News - Vane Pump vs Gear Pump: Comprehensive Comparison for Industrial Applications

In the world of positive displacement hydraulic pumps, vane pumps and gear pumps stand out as two of the most enduring, reliable, and widely used technologies. Both mechanisms—though distinct in design—offer precision flow control, dependable performance, and adaptability across a wide spectrum of industries, ranging from fuel transportation to manufacturing systems.

With a long legacy of coexisting in industrial use—sometimes even within the same system—vane and gear pumps are both proven performers; yet, choosing between them comes down to a detailed understanding of system requirements, fluid characteristics, and operational priorities.

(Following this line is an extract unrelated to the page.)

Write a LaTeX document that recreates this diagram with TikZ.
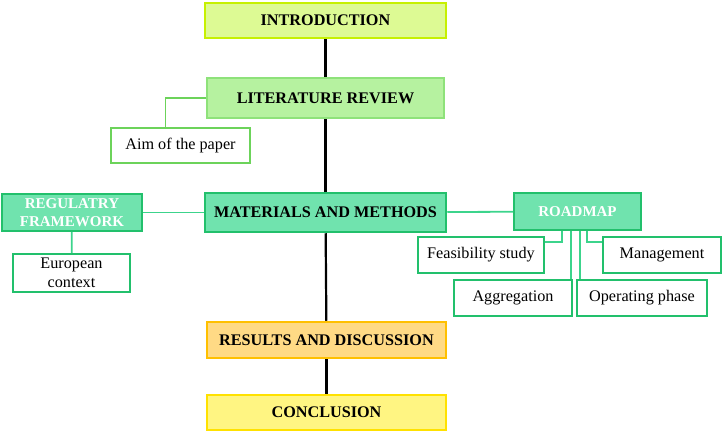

Working Principle & Structural Overview

Vane Pump (Rotary Vane Pump)

A vane pump is a type of positive-displacement rotary pump. It consists of a cylindrical rotor with multiple radial slots, each housing a sliding vane. As the rotor spins within a cam ring, the vanes are forced outward—via centrifugal force and/or springs—maintaining tight contact with the pump casing and creating sealed chambers. These chambers expand and contract during rotation, producing suction at the inlet (drawing fluid in) and discharge at the outlet (compressing and expelling the fluid).

Key structural features:

Sliding vane rotor and cam ring: Form the primary moving parts and seal the fluid chambers.
Self-compensating design: As vanes wear, they extend further, preserving internal contact and efficiency.
Optional configurations: Includes unbalanced (eccentric rotor), balanced (elliptical cavity), and variable-displacement designs to suit different performance needs.

Advantages:

Excellent for thin to medium viscosity fluids
Low pulsation, smooth flow, good suction, and dry-priming capability.

Limitations:

Not ideal for highly viscous or abrasive fluids
Complex construction involves numerous precision parts requiring clean operation and regular maintenance.

Gear Pump

A gear pump is another common positive-displacement pump, characterized by its simplicity and fixed displacement. Fluid is moved by the intermeshing teeth of two gears. As the gears separate at the inlet, they create a vacuum that draws in fluid; the fluid is then carried around the outer circumference of the gears and expelled when the teeth mesh again on the discharge side.

Key structural features:

Two main types:
- External gear pumps: Two external gears driven by separate shafts.
- Internal gear pumps: A smaller inner gear rotates within a larger outer gear, often with a crescent-shaped spacer to seal the fluid path.
Very tight clearances (≈10 µm) enhance efficiency and prevent backflow.

Advantages:

Simple, rugged, and highly reliable
Capable of handling high pressures and high-viscosity fluids
Efficient fixed flow delivery per revolution.

Limitations:

More flow pulsation and noise compared to vane pumps.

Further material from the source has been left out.